Children, particularly teenagers, are sometimes reluctant to serve in church. They often make excuses such as, “I do not have time.” Undeniably, today’s young people do live in a demanding world. In some countries, their workload in school is prodigious and their hectic, overloaded schedule of activities eat even further into their remaining time. What little free time they have is often spent on social networking sites or on their mobile phones! Knowing that their children are so busy, parents may feel guilty to ask them to serve in church or help those in need. But if we do not involve children in church work, their commitment and ability to serve God will not develop. Do not allow our children to use “no time” as an excuse. Parents need to cultivate the importance of serving. Let’s teach our children that God has put them here for a purpose—to serve Him and to serve others.

Another reason for inaction and reluctance might be a lack of self-confidence or a fear of inadequacy. This happens when we make unfavorable comparisons between children who are serving the same task. Instead of doing this, parents and RE teachers should constantly reassure and encourage them to pray and put their complete trust in God to overcome their fears and anxieties. A good starting point is to serve together with them and to be their mentors. Pray together and share ideas on how to serve and improve by the strength that God supplies. Imprint in their minds that a service which embodies the earnestness and simplicity of hearts is approved by God. Once children have gained sufficient confidence, they will feel comfortable serving on their own.

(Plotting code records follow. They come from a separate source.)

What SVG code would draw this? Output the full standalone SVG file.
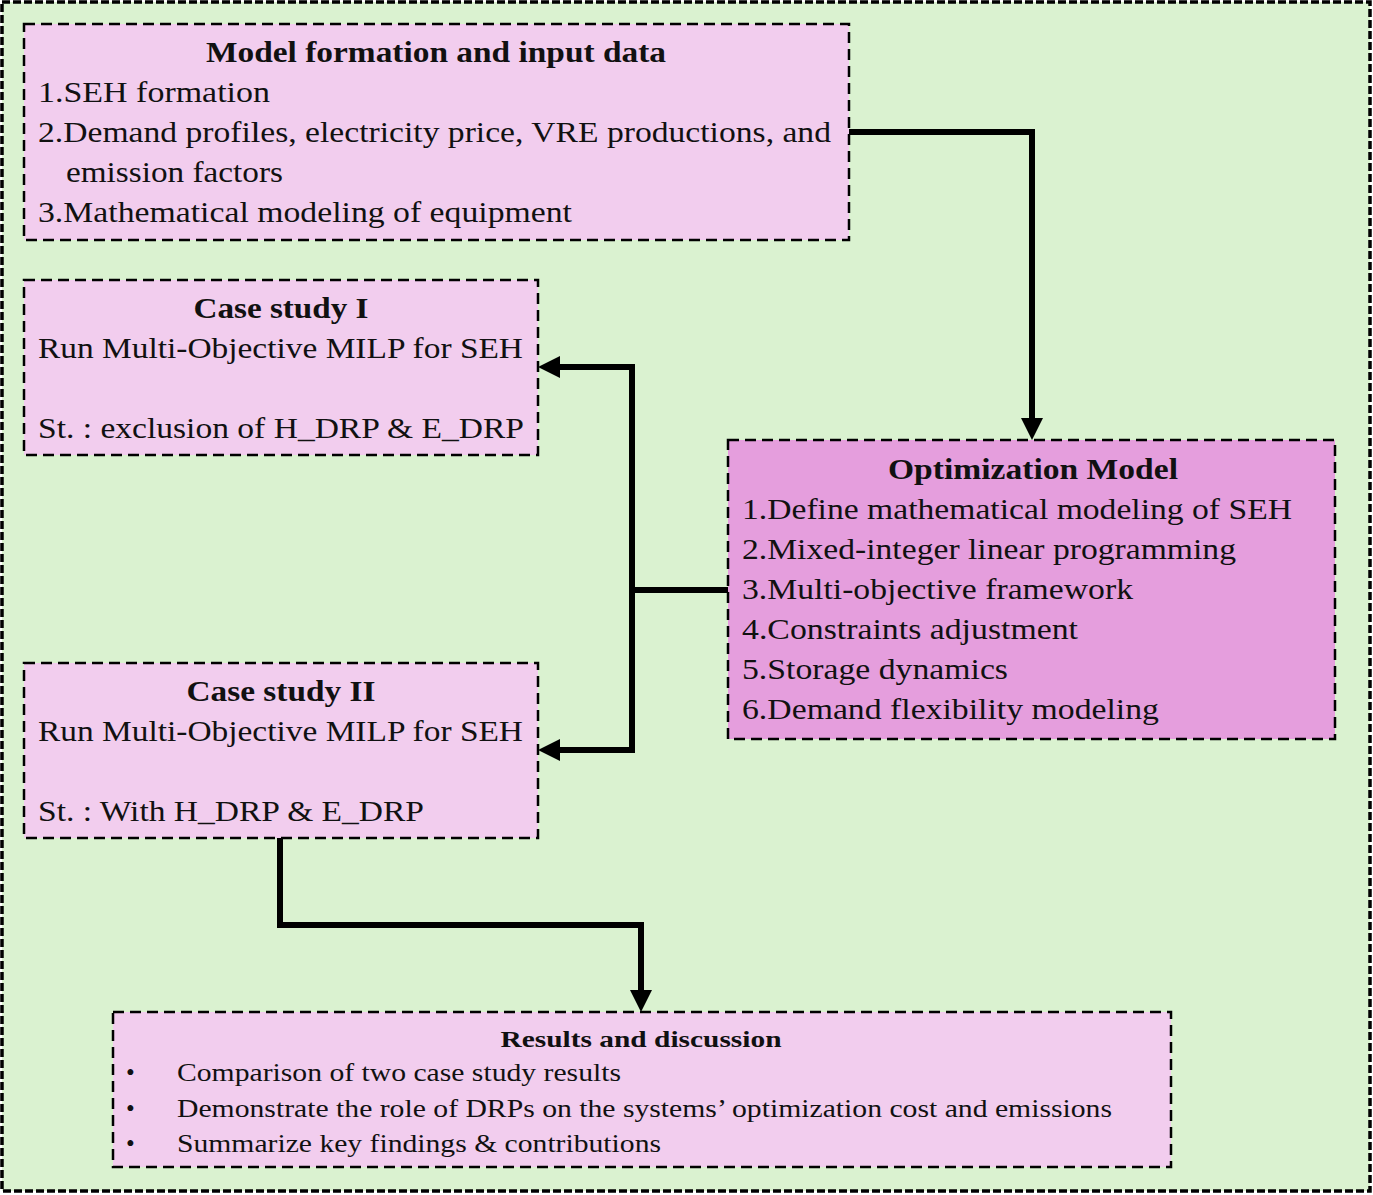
<svg xmlns="http://www.w3.org/2000/svg" width="1373" height="1195" viewBox="0 0 1373 1195">
<style>
.frame{fill:#DAF2D0;stroke:#000;stroke-width:3.5;stroke-dasharray:8 3}
.box{fill:#F2CDEE;stroke:#000;stroke-width:2.5;stroke-dasharray:11 6}
.opt{fill:#E59EDD;stroke:#000;stroke-width:2.5;stroke-dasharray:11 6}
.t{font-size:29px;font-weight:bold;text-anchor:middle}
.b{font-size:29px}
.rt{font-size:24px;font-weight:bold;text-anchor:middle}
.rb{font-size:25px}
.conn{fill:none;stroke:#000;stroke-width:6;stroke-linejoin:miter}
</style>
<defs>
<marker id="ah" viewBox="0 0 22 22" markerWidth="22" markerHeight="22" refX="0" refY="11" orient="auto" markerUnits="userSpaceOnUse">
<path d="M0,0 L22,11 L0,22 z" fill="#000"/>
</marker>
</defs>
<rect class="frame" x="2" y="2" width="1368" height="1189"/>
<g font-family="'Liberation Serif', Tinos, 'Times New Roman', 'Nimbus Roman', serif" fill="#111">
<g id="model-formation">
<rect class="box" x="24" y="24" width="825" height="216"/>
<text class="t" x="436" y="62" textLength="460" lengthAdjust="spacingAndGlyphs">Model formation and input data</text>
<text class="b" x="38" y="102" textLength="232" lengthAdjust="spacingAndGlyphs">1.SEH formation</text>
<text class="b" x="38" y="142" textLength="793" lengthAdjust="spacingAndGlyphs">2.Demand profiles, electricity price, VRE productions, and</text>
<text class="b" x="66" y="182" textLength="217" lengthAdjust="spacingAndGlyphs">emission factors</text>
<text class="b" x="38" y="222" textLength="534" lengthAdjust="spacingAndGlyphs">3.Mathematical modeling of equipment</text>
</g>
<g id="case-study-1">
<rect class="box" x="24" y="280" width="514" height="175"/>
<text class="t" x="281" y="318" textLength="175" lengthAdjust="spacingAndGlyphs">Case study I</text>
<text class="b" x="38" y="358" textLength="485" lengthAdjust="spacingAndGlyphs">Run Multi-Objective MILP for SEH</text>
<text class="b" x="38" y="438" textLength="486" lengthAdjust="spacingAndGlyphs">St. : exclusion of H_DRP &amp; E_DRP</text>
</g>
<g id="case-study-2">
<rect class="box" x="24" y="663" width="514" height="175"/>
<text class="t" x="281" y="701" textLength="189" lengthAdjust="spacingAndGlyphs">Case study II</text>
<text class="b" x="38" y="741" textLength="485" lengthAdjust="spacingAndGlyphs">Run Multi-Objective MILP for SEH</text>
<text class="b" x="38" y="821" textLength="386" lengthAdjust="spacingAndGlyphs">St. : With H_DRP &amp; E_DRP</text>
</g>
<g id="optimization-model">
<rect class="opt" x="728" y="440" width="607" height="299"/>
<text class="t" x="1033" y="479" textLength="290" lengthAdjust="spacingAndGlyphs">Optimization Model</text>
<text class="b" x="742" y="519" textLength="550" lengthAdjust="spacingAndGlyphs">1.Define mathematical modeling of SEH</text>
<text class="b" x="742" y="559" textLength="494" lengthAdjust="spacingAndGlyphs">2.Mixed-integer linear programming</text>
<text class="b" x="742" y="599" textLength="391" lengthAdjust="spacingAndGlyphs">3.Multi-objective framework</text>
<text class="b" x="742" y="639" textLength="336" lengthAdjust="spacingAndGlyphs">4.Constraints adjustment</text>
<text class="b" x="742" y="679" textLength="266" lengthAdjust="spacingAndGlyphs">5.Storage dynamics</text>
<text class="b" x="742" y="719" textLength="417" lengthAdjust="spacingAndGlyphs">6.Demand flexibility modeling</text>
</g>
<g id="results">
<rect class="box" x="113" y="1012" width="1058" height="155"/>
<text class="rt" x="641" y="1047" textLength="281" lengthAdjust="spacingAndGlyphs">Results and discussion</text>
<text class="rb" x="126" y="1081">•</text>
<text class="rb" x="177" y="1081" textLength="444" lengthAdjust="spacingAndGlyphs">Comparison of two case study results</text>
<text class="rb" x="126" y="1117">•</text>
<text class="rb" x="177" y="1117" textLength="935" lengthAdjust="spacingAndGlyphs">Demonstrate the role of DRPs on the systems’ optimization cost and emissions</text>
<text class="rb" x="126" y="1152">•</text>
<text class="rb" x="177" y="1152" textLength="484" lengthAdjust="spacingAndGlyphs">Summarize key findings &amp; contributions</text>
</g>
</g>
<g id="connectors">
<path class="conn" d="M849,132 H1032 V418" marker-end="url(#ah)"/>
<path class="conn" d="M728,590 H632"/>
<path class="conn" d="M632,590 V367 H560" marker-end="url(#ah)"/>
<path class="conn" d="M632,590 V750 H560" marker-end="url(#ah)"/>
<path class="conn" d="M280,838 V925 H641 V990" marker-end="url(#ah)"/>
</g>
</svg>
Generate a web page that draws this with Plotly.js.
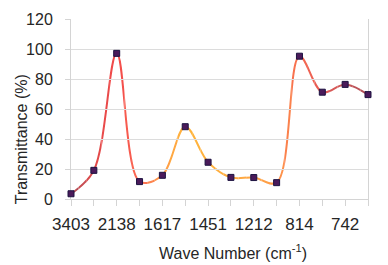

Raising children to be good servants of God begins at home. Together with RE teachers and church ministers, parents should make a concerted effort to train children to serve from young and nurture the love and joy of serving to ensure that they are well equipped for a lifetime of service. Those who serve when they are young will most probably serve when they are adults. Today’s young church workers will indeed be tomorrow’s generation of God’s stewards who will bring to fruition their pursuit of a lifelong service to God and men—a service that God will surely esteem.